▸ **Problem statement**:
Your reply should be a single number: how many lines contain the string "this".

▸ **Material provided**:
· · · ·
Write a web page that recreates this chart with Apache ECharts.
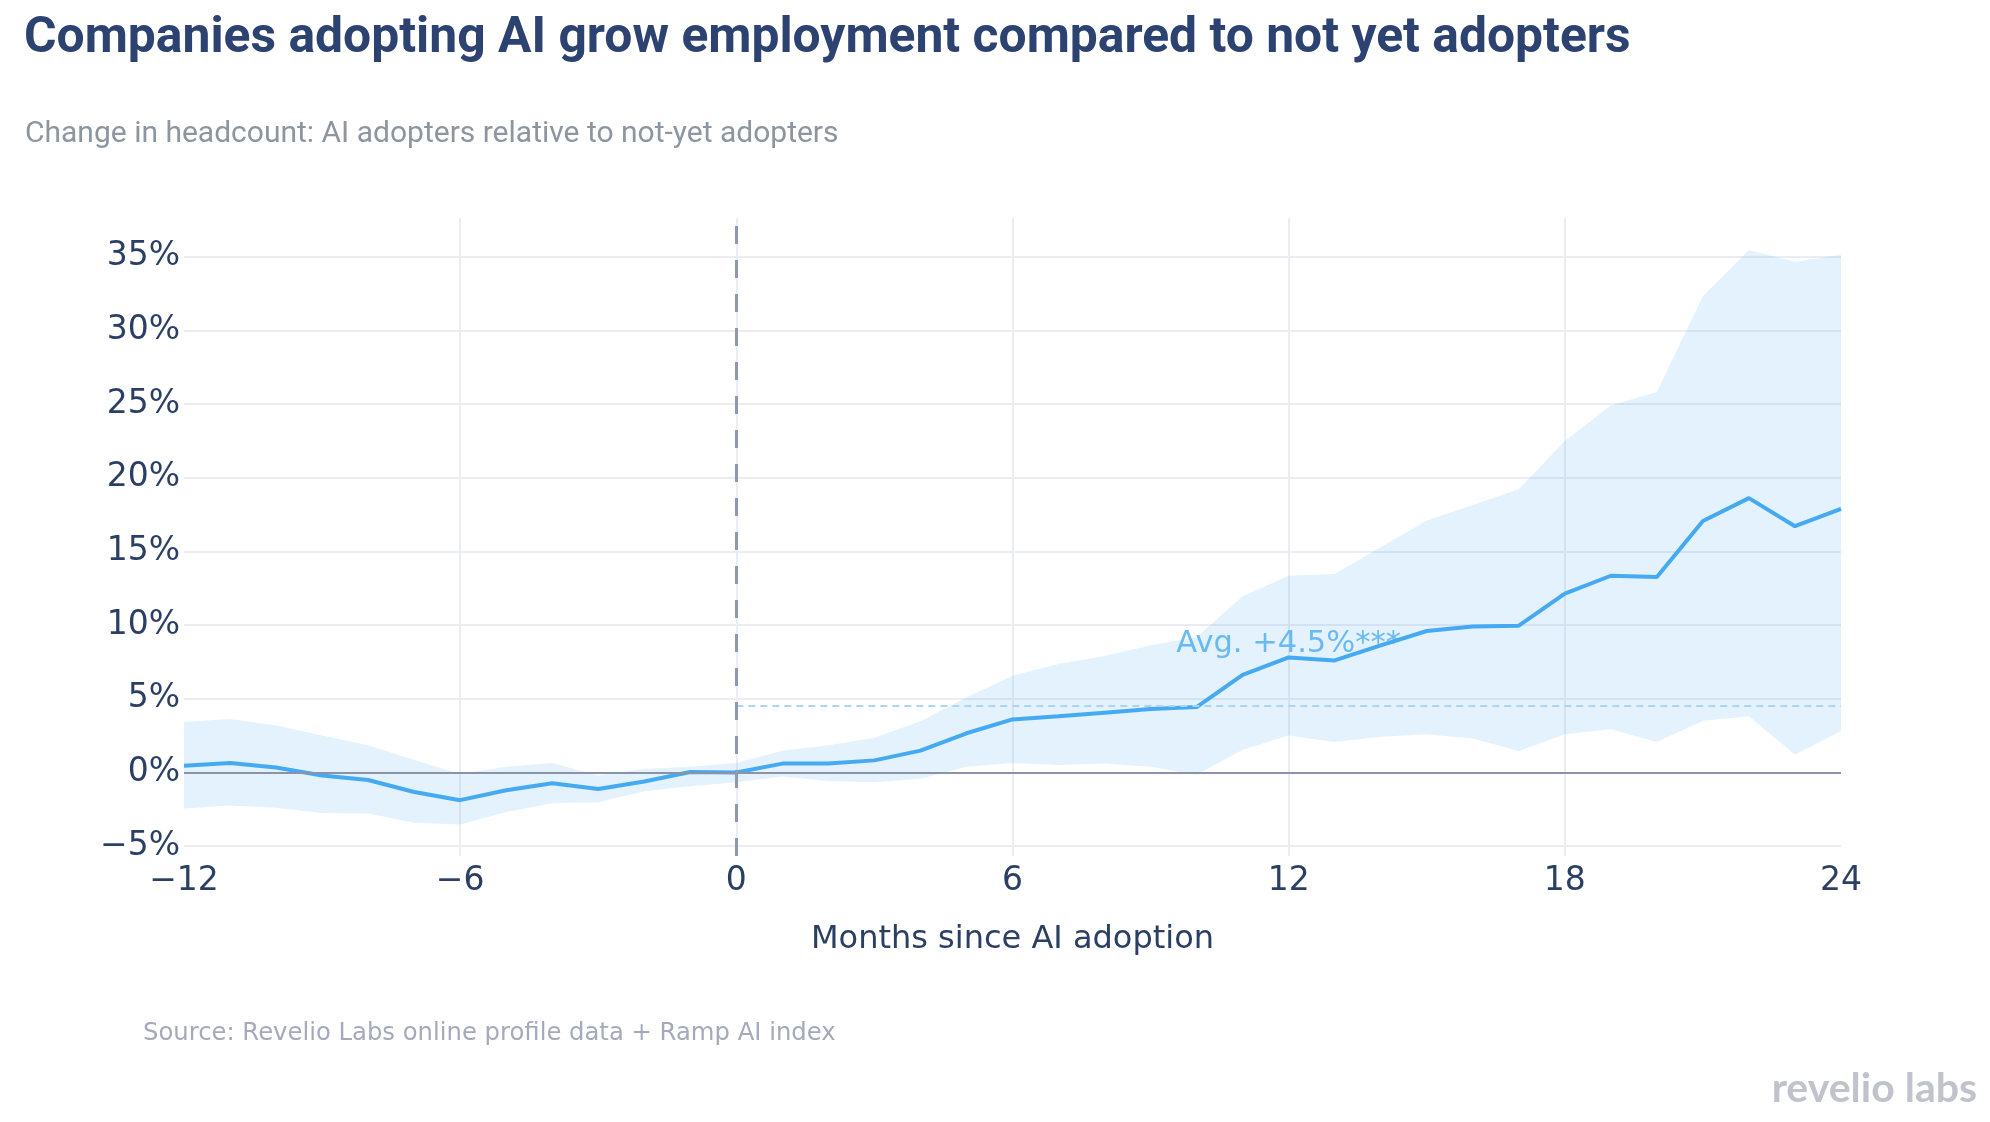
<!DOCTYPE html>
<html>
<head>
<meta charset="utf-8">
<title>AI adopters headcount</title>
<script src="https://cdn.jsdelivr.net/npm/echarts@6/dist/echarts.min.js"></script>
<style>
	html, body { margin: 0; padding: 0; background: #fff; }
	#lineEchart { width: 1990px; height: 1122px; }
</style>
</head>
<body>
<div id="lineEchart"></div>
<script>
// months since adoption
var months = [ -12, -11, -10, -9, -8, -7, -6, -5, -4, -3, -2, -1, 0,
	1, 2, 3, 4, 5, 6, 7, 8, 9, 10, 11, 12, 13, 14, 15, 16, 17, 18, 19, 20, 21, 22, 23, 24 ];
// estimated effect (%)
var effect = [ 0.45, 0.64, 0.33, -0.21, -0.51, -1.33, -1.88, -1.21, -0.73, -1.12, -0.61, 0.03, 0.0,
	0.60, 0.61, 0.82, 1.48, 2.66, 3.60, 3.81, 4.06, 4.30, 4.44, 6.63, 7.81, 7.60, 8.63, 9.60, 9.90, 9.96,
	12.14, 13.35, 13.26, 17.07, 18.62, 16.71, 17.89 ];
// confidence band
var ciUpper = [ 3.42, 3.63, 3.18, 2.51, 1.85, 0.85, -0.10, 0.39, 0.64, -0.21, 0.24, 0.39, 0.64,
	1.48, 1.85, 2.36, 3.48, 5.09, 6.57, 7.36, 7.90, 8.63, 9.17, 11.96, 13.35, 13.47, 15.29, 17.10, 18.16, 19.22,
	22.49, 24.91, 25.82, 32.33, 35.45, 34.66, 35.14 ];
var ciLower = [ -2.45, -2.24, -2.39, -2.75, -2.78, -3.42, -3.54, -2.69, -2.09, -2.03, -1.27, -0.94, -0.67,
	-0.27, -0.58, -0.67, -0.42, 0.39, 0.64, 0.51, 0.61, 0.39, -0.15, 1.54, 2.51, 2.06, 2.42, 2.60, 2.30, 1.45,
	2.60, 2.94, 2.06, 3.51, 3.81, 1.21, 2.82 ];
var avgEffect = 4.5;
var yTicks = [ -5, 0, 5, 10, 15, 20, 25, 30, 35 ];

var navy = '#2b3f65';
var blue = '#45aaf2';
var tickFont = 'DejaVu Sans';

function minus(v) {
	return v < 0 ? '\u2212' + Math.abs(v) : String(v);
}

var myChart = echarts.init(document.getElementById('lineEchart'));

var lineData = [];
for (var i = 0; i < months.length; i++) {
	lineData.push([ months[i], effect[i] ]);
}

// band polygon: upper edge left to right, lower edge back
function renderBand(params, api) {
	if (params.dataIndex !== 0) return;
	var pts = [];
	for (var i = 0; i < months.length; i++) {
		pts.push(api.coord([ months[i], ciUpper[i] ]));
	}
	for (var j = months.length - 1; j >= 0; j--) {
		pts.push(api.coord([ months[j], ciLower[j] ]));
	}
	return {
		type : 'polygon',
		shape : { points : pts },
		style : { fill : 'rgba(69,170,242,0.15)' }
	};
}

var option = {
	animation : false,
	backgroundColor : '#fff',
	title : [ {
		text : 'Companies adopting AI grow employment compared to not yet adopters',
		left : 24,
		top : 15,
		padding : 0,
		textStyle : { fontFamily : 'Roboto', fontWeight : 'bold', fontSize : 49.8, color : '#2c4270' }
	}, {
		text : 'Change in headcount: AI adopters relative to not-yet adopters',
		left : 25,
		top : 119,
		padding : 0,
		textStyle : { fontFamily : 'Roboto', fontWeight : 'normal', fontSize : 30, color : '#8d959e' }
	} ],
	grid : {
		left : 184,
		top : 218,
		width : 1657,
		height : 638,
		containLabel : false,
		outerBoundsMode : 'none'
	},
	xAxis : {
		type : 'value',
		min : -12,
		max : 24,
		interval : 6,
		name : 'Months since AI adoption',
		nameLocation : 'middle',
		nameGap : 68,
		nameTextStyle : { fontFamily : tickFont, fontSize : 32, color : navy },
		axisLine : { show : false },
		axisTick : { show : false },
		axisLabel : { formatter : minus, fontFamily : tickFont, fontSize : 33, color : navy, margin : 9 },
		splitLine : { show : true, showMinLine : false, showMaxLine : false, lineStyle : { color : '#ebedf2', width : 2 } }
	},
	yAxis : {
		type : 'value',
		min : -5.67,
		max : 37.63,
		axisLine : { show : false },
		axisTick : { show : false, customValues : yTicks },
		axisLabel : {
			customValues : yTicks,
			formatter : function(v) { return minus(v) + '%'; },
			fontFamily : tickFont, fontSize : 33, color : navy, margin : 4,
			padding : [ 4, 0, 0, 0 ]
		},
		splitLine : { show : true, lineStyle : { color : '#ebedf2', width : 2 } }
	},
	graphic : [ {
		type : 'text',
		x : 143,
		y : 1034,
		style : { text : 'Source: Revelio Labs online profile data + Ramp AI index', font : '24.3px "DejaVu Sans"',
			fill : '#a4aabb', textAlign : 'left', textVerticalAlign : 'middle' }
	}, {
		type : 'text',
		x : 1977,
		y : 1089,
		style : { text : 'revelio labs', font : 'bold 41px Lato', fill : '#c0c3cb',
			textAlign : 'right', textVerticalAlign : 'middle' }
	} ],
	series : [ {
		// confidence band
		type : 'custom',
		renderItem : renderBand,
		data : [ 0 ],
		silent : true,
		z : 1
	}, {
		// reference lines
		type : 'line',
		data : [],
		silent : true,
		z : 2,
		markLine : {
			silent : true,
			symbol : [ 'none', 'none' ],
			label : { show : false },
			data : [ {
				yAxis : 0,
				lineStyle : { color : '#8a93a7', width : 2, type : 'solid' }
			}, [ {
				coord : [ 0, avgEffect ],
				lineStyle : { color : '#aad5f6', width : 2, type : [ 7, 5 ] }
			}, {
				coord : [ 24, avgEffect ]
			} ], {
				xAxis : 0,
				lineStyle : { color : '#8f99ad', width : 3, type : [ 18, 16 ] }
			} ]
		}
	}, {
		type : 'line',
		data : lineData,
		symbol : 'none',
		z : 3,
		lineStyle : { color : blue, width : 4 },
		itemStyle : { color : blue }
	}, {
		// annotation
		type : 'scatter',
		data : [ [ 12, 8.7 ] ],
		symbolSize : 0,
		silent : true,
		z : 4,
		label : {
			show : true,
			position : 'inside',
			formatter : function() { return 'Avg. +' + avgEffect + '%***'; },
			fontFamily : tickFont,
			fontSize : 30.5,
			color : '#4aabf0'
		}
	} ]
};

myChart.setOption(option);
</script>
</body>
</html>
· · · ·
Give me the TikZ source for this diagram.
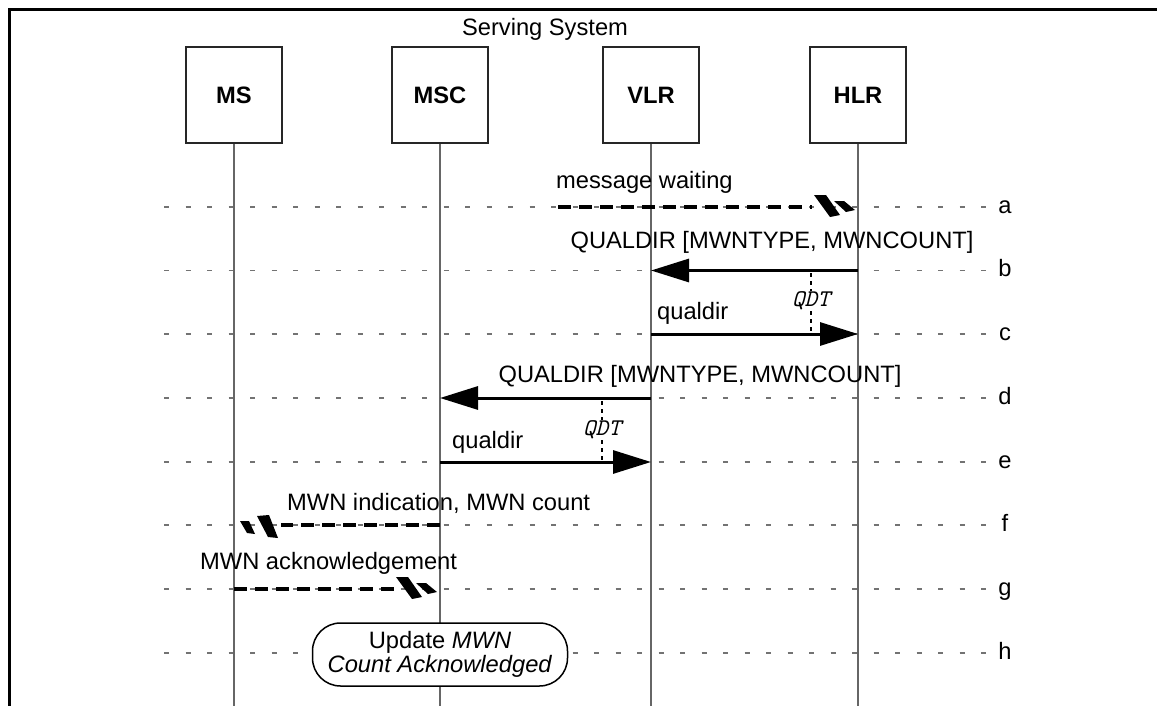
· · · ·
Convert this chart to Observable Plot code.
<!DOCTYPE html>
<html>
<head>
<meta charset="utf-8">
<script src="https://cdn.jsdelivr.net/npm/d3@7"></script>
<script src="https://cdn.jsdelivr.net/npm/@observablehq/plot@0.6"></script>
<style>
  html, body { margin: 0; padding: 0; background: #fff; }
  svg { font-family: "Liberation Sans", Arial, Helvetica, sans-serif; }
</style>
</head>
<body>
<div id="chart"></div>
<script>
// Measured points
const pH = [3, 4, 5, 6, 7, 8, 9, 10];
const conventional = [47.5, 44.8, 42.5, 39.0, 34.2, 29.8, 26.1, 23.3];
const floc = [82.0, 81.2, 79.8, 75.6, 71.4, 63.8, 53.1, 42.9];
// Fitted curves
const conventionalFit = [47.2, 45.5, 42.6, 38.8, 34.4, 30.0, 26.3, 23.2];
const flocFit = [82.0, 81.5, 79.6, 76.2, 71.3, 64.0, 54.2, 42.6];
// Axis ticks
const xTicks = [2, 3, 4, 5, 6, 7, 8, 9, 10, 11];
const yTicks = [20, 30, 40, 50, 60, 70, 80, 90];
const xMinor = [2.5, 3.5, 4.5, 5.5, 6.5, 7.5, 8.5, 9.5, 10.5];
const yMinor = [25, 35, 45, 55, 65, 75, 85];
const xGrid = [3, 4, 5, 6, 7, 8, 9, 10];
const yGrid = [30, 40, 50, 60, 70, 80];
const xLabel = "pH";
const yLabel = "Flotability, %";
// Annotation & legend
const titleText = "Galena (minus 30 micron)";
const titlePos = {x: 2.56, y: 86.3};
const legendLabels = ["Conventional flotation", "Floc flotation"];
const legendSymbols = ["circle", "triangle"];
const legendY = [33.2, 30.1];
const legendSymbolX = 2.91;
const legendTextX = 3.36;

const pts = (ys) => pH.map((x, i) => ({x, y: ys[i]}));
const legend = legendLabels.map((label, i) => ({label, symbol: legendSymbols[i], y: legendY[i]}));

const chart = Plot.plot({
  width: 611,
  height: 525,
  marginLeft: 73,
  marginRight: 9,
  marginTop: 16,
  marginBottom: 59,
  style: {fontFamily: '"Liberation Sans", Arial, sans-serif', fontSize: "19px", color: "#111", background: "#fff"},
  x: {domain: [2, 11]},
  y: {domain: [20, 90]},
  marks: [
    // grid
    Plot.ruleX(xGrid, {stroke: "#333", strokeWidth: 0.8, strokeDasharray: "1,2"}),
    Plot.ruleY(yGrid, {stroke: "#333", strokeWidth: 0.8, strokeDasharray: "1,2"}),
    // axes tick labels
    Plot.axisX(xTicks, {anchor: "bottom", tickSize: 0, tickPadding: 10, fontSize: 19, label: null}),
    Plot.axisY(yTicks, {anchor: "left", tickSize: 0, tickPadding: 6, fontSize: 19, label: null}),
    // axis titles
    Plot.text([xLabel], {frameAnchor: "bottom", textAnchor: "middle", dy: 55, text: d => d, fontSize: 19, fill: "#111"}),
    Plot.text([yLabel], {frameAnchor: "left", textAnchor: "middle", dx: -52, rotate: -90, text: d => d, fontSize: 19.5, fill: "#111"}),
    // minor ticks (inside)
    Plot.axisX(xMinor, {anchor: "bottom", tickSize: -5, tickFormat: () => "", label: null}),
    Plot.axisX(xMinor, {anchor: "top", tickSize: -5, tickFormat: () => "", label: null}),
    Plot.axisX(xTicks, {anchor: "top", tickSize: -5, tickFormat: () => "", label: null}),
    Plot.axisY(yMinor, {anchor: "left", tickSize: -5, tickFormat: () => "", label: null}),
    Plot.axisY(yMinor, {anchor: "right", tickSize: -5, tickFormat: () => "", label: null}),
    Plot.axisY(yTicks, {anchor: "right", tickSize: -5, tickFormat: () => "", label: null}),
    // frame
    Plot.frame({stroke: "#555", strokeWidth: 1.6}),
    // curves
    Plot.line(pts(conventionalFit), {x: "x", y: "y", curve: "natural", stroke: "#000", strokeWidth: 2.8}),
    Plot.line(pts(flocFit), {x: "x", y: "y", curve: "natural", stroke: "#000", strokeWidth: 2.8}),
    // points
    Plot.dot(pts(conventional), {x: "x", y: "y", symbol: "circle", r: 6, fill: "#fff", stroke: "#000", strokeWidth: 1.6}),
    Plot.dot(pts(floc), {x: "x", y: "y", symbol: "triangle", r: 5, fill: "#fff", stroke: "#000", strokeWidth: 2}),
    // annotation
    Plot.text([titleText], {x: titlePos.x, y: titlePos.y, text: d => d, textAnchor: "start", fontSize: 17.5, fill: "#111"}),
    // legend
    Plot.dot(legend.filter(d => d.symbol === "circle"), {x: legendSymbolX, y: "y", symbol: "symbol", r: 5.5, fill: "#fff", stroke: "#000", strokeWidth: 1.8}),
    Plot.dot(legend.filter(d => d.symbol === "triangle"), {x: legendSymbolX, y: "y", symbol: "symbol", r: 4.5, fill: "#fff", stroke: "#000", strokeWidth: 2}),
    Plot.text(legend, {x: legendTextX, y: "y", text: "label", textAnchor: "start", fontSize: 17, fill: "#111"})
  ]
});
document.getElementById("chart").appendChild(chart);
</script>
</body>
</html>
· · · ·
▸ **Final answer**:
3